Extract exactly the lines from the top of the records through the line containing "let height = 436;", and keep pictures out of the copy.

** start **

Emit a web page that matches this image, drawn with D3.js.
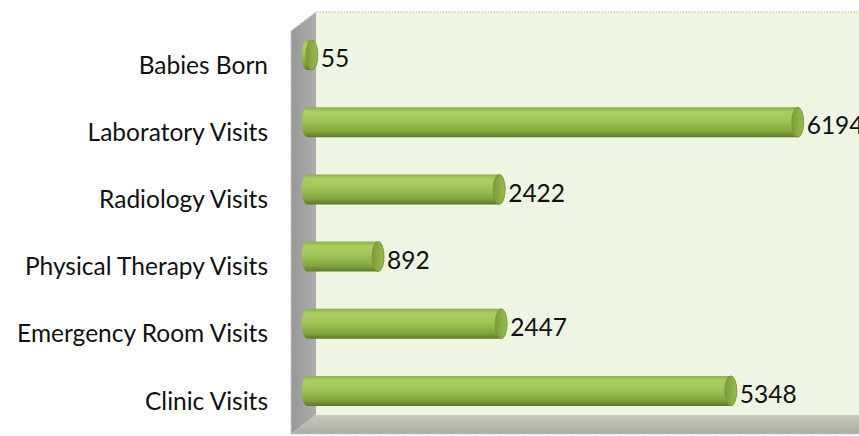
<!DOCTYPE html>
<html>
<head>
<meta charset="utf-8">
<script src="https://cdn.jsdelivr.net/npm/d3@7"></script>
<style>
  body { margin: 0; background: #fff; }
  svg { display: block; }
  .cat { font-family: Lato, "Open Sans", sans-serif; font-size: 24.5px; fill: #111; }
  .val { font-family: Lato, "Open Sans", sans-serif; font-size: 24.5px; fill: #111; }
</style>
</head>
<body>
<svg id="chart" width="859" height="436"></svg>
<script>
let width = 859;
let height = 436;

let categories = ["Babies Born", "Laboratory Visits", "Radiology Visits",
                  "Physical Therapy Visits", "Emergency Room Visits", "Clinic Visits"];
let values = [55, 6194, 2422, 892, 2447, 5348];

let data = categories.map((c, i) => ({ name: c, value: values[i] }));

// 3d depth offset of the box
let depthX = 25, depthY = -19;
let frontLeft = 291, frontTop = 31, frontBottom = 434;
let capRx = 6, barH = 30;

let x = d3.scaleLinear().domain([0, 7000]).range([307, 861]);
let y = d3.scaleBand().domain(categories).range([frontTop, frontBottom]);

let svg = d3.select("#chart");
let defs = svg.append("defs");

let wallGrad = defs.append("linearGradient").attr("id", "wall").attr("x1", 0).attr("x2", 1);
wallGrad.append("stop").attr("offset", "0%").attr("stop-color", "#979797");
wallGrad.append("stop").attr("offset", "100%").attr("stop-color", "#adadad");

let floorGrad = defs.append("linearGradient").attr("id", "floor").attr("x1", 0).attr("x2", 0).attr("y1", 0).attr("y2", 1);
floorGrad.append("stop").attr("offset", "0%").attr("stop-color", "#c4c8bd");
floorGrad.append("stop").attr("offset", "100%").attr("stop-color", "#a9aea3");

let barGrad = defs.append("linearGradient").attr("id", "bar").attr("x1", 0).attr("x2", 0).attr("y1", 0).attr("y2", 1);
barGrad.append("stop").attr("offset", "0%").attr("stop-color", "#8caf45");
barGrad.append("stop").attr("offset", "15%").attr("stop-color", "#a9d062");
barGrad.append("stop").attr("offset", "45%").attr("stop-color", "#9fc558");
barGrad.append("stop").attr("offset", "80%").attr("stop-color", "#83a63e");
barGrad.append("stop").attr("offset", "100%").attr("stop-color", "#5c7a27");

let capGrad = defs.append("linearGradient").attr("id", "cap").attr("x1", 0).attr("x2", 1);
capGrad.append("stop").attr("offset", "0%").attr("stop-color", "#7c9b38");
capGrad.append("stop").attr("offset", "100%").attr("stop-color", "#98bc51");

let backLeft = frontLeft + depthX;
let backTop = frontTop + depthY;
let backBottom = frontBottom + depthY;

// back wall
svg.append("rect")
   .attr("x", backLeft).attr("y", backTop)
   .attr("width", width - backLeft + 5).attr("height", backBottom - backTop)
   .attr("fill", "#eef5e3");

// side wall
svg.append("path")
   .attr("d", `M${frontLeft},${frontTop} L${backLeft},${backTop} L${backLeft},${backBottom} L${frontLeft},${frontBottom} Z`)
   .attr("fill", "url(#wall)");

// floor
svg.append("path")
   .attr("d", `M${frontLeft},${frontBottom} L${backLeft},${backBottom} L${width + 5},${backBottom} L${width + 5},${frontBottom} Z`)
   .attr("fill", "url(#floor)");

// dotted outline
svg.append("path")
   .attr("d", `M${frontLeft},${frontBottom} L${frontLeft},${frontTop} L${backLeft},${backTop} L${width + 5},${backTop}
               M${frontLeft},${frontBottom} L${width + 5},${frontBottom}`)
   .attr("fill", "none")
   .attr("stroke", "#c8c8c8")
   .attr("stroke-width", 1.5)
   .attr("stroke-dasharray", "1.5,1.5");

// bars sit halfway into the depth
let midX = depthX / 2, midY = depthY / 2;
let bars = svg.append("g").attr("transform", `translate(${midX - 12},${midY})`);

let cy = d => y(d.name) + y.bandwidth() / 2;

bars.selectAll("path.body")
    .data(data)
    .enter()
    .append("path")
    .attr("class", "body")
    .attr("d", d => {
      let x0 = x(0), x1 = Math.max(x(d.value), x0 + 0.5), t = cy(d) - barH / 2, b = cy(d) + barH / 2;
      return `M${x0},${t} L${x1},${t} A${capRx},${barH / 2} 0 0 1 ${x1},${b} L${x0},${b} A${capRx},${barH / 2} 0 0 1 ${x0},${t} Z`;
    })
    .attr("fill", "url(#bar)");

bars.selectAll("ellipse.cap")
    .data(data)
    .enter()
    .append("ellipse")
    .attr("class", "cap")
    .attr("cx", d => Math.max(x(d.value), x(0) + 0.5))
    .attr("cy", cy)
    .attr("rx", capRx)
    .attr("ry", barH / 2)
    .attr("fill", "url(#cap)")
    .attr("stroke", "#779632")
    .attr("stroke-width", 0.8);

bars.selectAll("text.val")
    .data(data)
    .enter()
    .append("text")
    .attr("class", "val")
    .attr("x", d => x(d.value) + capRx + 3)
    .attr("y", d => cy(d) + 6)
    .attr("dominant-baseline", "middle")
    .text(d => d.value);

// category labels on the front plane
svg.selectAll("text.cat")
   .data(data)
   .enter()
   .append("text")
   .attr("class", "cat")
   .attr("x", 268)
   .attr("y", d => y(d.name) + y.bandwidth() / 2 + 3)
   .attr("text-anchor", "end")
   .attr("dominant-baseline", "middle")
   .text(d => d.name);
</script>
</body>
</html>
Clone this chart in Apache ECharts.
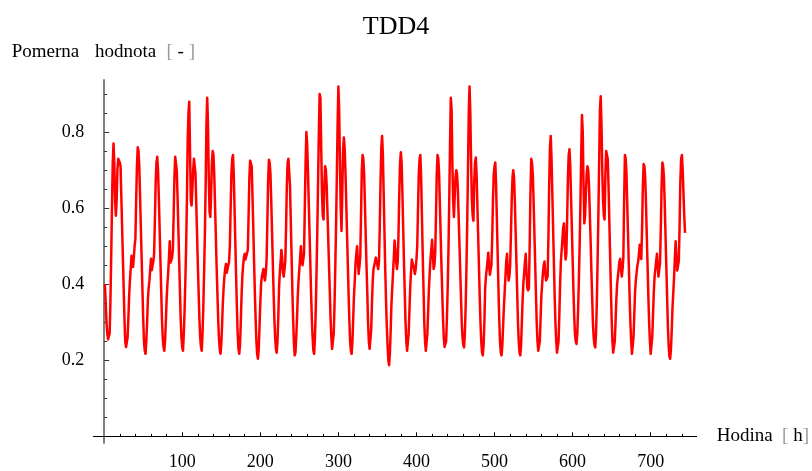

** end **

Task output
Emit a web page that matches this image, drawn with D3.js.
<!DOCTYPE html>
<html>
<head>
<meta charset="utf-8">
<script src="https://cdn.jsdelivr.net/npm/d3@7"></script>
<style>
  body { margin: 0; background: #fff; }
  svg { display: block; }
  .cat { font-family: Lato, "Open Sans", sans-serif; font-size: 24.5px; fill: #111; }
  .val { font-family: Lato, "Open Sans", sans-serif; font-size: 24.5px; fill: #111; }
</style>
</head>
<body>
<svg id="chart" width="859" height="436"></svg>
<script>
let width = 859;
let height = 436;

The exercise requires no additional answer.